• **WHAT YOU ARE ASKED TO DO**:
Copy the data exactly; pictures stay out of the copy.

• **RAW DATA**:

********

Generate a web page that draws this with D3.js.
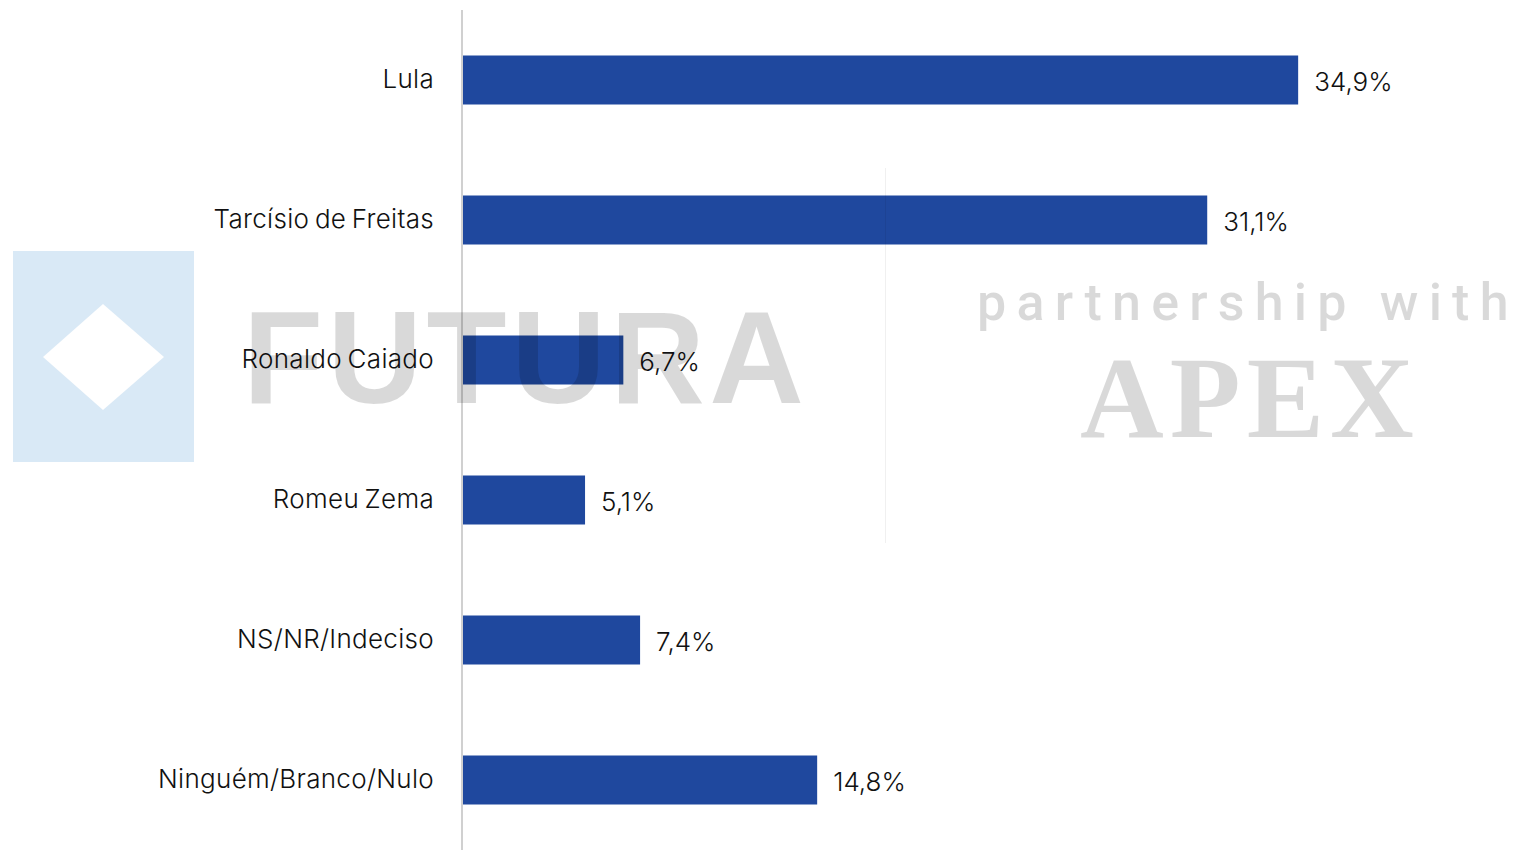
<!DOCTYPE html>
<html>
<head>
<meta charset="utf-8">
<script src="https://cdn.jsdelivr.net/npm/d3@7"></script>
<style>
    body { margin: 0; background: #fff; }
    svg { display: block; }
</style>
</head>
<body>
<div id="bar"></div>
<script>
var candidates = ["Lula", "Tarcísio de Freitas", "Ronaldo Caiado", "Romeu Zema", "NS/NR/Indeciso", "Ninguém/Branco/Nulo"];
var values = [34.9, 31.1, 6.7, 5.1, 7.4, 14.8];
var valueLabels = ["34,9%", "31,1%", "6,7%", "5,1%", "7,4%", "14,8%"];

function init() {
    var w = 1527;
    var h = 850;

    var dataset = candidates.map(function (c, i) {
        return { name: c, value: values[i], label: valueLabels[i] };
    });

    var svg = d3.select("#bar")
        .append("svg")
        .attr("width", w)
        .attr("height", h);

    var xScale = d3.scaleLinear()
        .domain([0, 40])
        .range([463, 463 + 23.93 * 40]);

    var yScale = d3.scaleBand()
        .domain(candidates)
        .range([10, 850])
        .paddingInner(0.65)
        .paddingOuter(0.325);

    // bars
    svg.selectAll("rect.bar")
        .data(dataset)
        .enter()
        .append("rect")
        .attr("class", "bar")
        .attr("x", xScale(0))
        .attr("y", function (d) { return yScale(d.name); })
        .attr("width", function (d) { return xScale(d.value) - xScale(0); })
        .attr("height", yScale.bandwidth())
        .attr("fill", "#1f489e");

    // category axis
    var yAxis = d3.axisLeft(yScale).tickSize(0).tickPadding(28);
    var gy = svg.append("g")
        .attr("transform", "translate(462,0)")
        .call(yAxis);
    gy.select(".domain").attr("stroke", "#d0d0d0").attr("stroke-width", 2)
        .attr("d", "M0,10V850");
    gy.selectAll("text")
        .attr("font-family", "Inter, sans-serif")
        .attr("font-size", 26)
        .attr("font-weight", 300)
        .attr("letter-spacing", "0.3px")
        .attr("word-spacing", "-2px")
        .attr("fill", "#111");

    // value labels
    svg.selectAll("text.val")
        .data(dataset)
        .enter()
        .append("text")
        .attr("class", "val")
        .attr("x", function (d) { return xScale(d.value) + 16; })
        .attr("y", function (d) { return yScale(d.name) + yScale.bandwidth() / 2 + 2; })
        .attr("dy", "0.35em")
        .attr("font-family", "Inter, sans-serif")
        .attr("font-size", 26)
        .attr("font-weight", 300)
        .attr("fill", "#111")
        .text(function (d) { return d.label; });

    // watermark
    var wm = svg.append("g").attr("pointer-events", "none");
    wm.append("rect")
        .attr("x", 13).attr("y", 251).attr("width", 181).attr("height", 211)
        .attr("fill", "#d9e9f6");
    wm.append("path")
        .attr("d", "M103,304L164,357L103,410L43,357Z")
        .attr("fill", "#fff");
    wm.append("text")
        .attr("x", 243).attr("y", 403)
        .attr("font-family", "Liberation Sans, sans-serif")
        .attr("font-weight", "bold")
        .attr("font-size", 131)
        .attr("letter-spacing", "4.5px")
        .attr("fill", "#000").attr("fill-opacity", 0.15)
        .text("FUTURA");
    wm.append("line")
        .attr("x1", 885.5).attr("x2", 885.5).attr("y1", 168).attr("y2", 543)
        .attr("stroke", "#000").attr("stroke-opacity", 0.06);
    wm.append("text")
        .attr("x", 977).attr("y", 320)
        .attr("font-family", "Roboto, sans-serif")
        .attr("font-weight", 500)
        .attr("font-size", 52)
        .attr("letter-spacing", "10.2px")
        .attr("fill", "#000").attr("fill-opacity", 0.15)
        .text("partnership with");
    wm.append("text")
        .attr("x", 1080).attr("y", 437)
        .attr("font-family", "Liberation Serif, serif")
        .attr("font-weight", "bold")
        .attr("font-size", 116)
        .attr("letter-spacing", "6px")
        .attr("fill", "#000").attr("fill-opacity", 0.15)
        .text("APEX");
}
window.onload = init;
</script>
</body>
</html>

********

• **SOLUTION TO THIS TASK**:
Generate a web page that draws this with D3.js.
<!DOCTYPE html>
<html>
<head>
<meta charset="utf-8">
<script src="https://cdn.jsdelivr.net/npm/d3@7"></script>
<style>
    body { margin: 0; background: #fff; }
    svg { display: block; }
</style>
</head>
<body>
<div id="bar"></div>
<script>
var candidates = ["Lula", "Tarcísio de Freitas", "Ronaldo Caiado", "Romeu Zema", "NS/NR/Indeciso", "Ninguém/Branco/Nulo"];
var values = [34.9, 31.1, 6.7, 5.1, 7.4, 14.8];
var valueLabels = ["34,9%", "31,1%", "6,7%", "5,1%", "7,4%", "14,8%"];

function init() {
    var w = 1527;
    var h = 850;

    var dataset = candidates.map(function (c, i) {
        return { name: c, value: values[i], label: valueLabels[i] };
    });

    var svg = d3.select("#bar")
        .append("svg")
        .attr("width", w)
        .attr("height", h);

    var xScale = d3.scaleLinear()
        .domain([0, 40])
        .range([463, 463 + 23.93 * 40]);

    var yScale = d3.scaleBand()
        .domain(candidates)
        .range([10, 850])
        .paddingInner(0.65)
        .paddingOuter(0.325);

    // bars
    svg.selectAll("rect.bar")
        .data(dataset)
        .enter()
        .append("rect")
        .attr("class", "bar")
        .attr("x", xScale(0))
        .attr("y", function (d) { return yScale(d.name); })
        .attr("width", function (d) { return xScale(d.value) - xScale(0); })
        .attr("height", yScale.bandwidth())
        .attr("fill", "#1f489e");

    // category axis
    var yAxis = d3.axisLeft(yScale).tickSize(0).tickPadding(28);
    var gy = svg.append("g")
        .attr("transform", "translate(462,0)")
        .call(yAxis);
    gy.select(".domain").attr("stroke", "#d0d0d0").attr("stroke-width", 2)
        .attr("d", "M0,10V850");
    gy.selectAll("text")
        .attr("font-family", "Inter, sans-serif")
        .attr("font-size", 26)
        .attr("font-weight", 300)
        .attr("letter-spacing", "0.3px")
        .attr("word-spacing", "-2px")
        .attr("fill", "#111");

    // value labels
    svg.selectAll("text.val")
        .data(dataset)
        .enter()
        .append("text")
        .attr("class", "val")
        .attr("x", function (d) { return xScale(d.value) + 16; })
        .attr("y", function (d) { return yScale(d.name) + yScale.bandwidth() / 2 + 2; })
        .attr("dy", "0.35em")
        .attr("font-family", "Inter, sans-serif")
        .attr("font-size", 26)
        .attr("font-weight", 300)
        .attr("fill", "#111")
        .text(function (d) { return d.label; });

    // watermark
    var wm = svg.append("g").attr("pointer-events", "none");
    wm.append("rect")
        .attr("x", 13).attr("y", 251).attr("width", 181).attr("height", 211)
        .attr("fill", "#d9e9f6");
    wm.append("path")
        .attr("d", "M103,304L164,357L103,410L43,357Z")
        .attr("fill", "#fff");
    wm.append("text")
        .attr("x", 243).attr("y", 403)
        .attr("font-family", "Liberation Sans, sans-serif")
        .attr("font-weight", "bold")
        .attr("font-size", 131)
        .attr("letter-spacing", "4.5px")
        .attr("fill", "#000").attr("fill-opacity", 0.15)
        .text("FUTURA");
    wm.append("line")
        .attr("x1", 885.5).attr("x2", 885.5).attr("y1", 168).attr("y2", 543)
        .attr("stroke", "#000").attr("stroke-opacity", 0.06);
    wm.append("text")
        .attr("x", 977).attr("y", 320)
        .attr("font-family", "Roboto, sans-serif")
        .attr("font-weight", 500)
        .attr("font-size", 52)
        .attr("letter-spacing", "10.2px")
        .attr("fill", "#000").attr("fill-opacity", 0.15)
        .text("partnership with");
    wm.append("text")
        .attr("x", 1080).attr("y", 437)
        .attr("font-family", "Liberation Serif, serif")
        .attr("font-weight", "bold")
        .attr("font-size", 116)
        .attr("letter-spacing", "6px")
        .attr("fill", "#000").attr("fill-opacity", 0.15)
        .text("APEX");
}
window.onload = init;
</script>
</body>
</html>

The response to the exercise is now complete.